- [Stated problem]
Identify the lines that contain the word "this" and copy each one.

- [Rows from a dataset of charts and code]
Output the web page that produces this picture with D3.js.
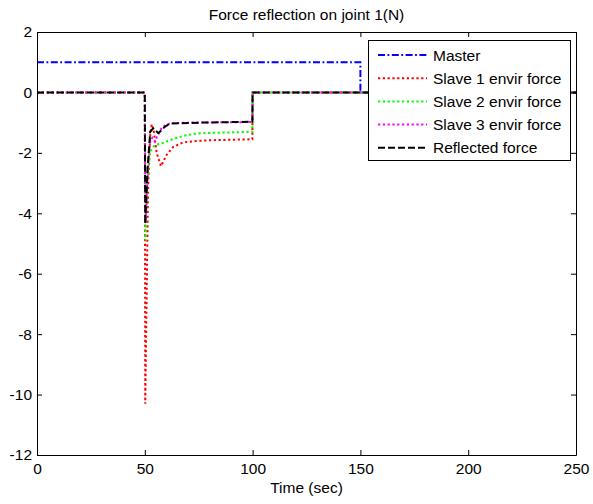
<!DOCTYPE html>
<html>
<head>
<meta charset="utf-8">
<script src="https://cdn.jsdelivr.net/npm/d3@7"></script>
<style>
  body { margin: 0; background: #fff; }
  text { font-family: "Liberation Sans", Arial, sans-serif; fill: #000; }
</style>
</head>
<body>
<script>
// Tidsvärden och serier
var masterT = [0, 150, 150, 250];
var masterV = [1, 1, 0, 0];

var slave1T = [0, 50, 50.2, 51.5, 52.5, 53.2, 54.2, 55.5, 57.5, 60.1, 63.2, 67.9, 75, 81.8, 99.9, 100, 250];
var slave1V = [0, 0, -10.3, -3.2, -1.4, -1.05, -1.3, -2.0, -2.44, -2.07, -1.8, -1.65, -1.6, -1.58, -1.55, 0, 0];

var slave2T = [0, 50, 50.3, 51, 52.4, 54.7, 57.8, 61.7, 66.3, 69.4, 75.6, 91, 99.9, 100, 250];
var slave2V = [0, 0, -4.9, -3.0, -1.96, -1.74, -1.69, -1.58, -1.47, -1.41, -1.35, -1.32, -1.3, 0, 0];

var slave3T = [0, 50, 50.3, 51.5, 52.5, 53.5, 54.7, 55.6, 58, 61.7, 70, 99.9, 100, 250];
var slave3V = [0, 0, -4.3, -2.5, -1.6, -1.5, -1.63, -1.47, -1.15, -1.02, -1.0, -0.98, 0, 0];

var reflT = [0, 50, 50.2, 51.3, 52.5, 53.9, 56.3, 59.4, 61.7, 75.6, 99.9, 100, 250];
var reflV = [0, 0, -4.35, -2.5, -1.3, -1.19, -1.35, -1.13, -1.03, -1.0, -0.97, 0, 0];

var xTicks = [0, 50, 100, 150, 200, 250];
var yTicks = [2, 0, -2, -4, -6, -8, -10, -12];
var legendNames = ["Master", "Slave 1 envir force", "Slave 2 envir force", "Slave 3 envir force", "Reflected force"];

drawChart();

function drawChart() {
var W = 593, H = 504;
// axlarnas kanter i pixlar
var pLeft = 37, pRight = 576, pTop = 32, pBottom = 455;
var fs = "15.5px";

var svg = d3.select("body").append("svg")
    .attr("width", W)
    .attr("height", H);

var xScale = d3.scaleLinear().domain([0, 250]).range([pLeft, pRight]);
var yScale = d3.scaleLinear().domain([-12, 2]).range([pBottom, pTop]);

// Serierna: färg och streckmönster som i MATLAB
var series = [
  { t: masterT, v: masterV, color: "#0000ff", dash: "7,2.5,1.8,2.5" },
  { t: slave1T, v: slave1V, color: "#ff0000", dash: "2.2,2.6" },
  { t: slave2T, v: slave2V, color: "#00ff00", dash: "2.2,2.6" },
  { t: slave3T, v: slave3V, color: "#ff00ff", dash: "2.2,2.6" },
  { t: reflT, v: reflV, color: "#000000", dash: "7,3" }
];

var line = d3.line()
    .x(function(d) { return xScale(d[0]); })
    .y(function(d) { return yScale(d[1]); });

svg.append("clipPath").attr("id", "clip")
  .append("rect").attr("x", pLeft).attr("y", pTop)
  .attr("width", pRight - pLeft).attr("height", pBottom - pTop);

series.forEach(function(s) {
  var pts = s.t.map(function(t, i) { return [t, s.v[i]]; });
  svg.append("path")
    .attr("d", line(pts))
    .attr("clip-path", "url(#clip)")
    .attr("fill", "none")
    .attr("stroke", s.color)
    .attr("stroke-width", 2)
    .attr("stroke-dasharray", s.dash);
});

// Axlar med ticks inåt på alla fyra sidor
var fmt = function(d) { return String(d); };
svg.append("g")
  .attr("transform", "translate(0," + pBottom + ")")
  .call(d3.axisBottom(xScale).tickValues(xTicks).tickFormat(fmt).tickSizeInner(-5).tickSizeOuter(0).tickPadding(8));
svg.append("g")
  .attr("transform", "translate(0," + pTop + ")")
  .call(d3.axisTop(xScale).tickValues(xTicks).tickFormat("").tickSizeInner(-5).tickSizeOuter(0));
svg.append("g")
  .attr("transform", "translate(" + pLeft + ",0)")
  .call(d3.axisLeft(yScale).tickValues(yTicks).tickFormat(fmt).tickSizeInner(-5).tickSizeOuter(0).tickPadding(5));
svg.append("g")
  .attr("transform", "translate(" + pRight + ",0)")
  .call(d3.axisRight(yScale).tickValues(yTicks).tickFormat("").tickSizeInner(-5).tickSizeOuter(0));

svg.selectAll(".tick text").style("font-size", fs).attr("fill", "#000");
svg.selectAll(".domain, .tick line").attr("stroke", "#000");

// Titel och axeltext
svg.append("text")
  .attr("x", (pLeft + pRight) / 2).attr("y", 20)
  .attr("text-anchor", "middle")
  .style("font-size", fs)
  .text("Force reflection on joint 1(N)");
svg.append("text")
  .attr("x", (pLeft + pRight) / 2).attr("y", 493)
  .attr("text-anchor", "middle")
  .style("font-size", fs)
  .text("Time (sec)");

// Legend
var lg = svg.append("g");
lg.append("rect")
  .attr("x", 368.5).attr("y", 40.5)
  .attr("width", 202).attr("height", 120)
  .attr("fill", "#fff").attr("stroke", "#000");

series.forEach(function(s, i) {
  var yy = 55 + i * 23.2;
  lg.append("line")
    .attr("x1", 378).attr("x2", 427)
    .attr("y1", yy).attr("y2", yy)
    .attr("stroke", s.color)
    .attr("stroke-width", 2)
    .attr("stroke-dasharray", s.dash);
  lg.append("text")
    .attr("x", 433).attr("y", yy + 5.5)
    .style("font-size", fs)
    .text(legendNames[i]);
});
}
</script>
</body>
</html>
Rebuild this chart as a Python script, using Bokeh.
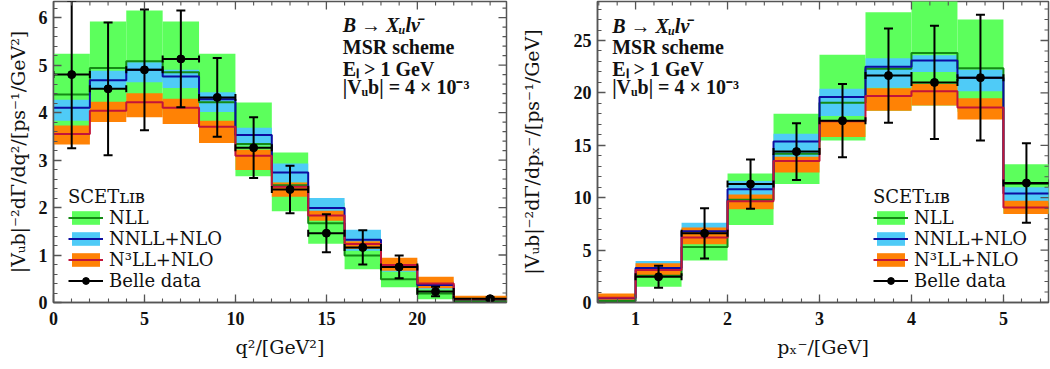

- [Exercise solution]
Output the web page that produces this picture with D3.js.
Rebuild this chart as a Python script, using Bokeh.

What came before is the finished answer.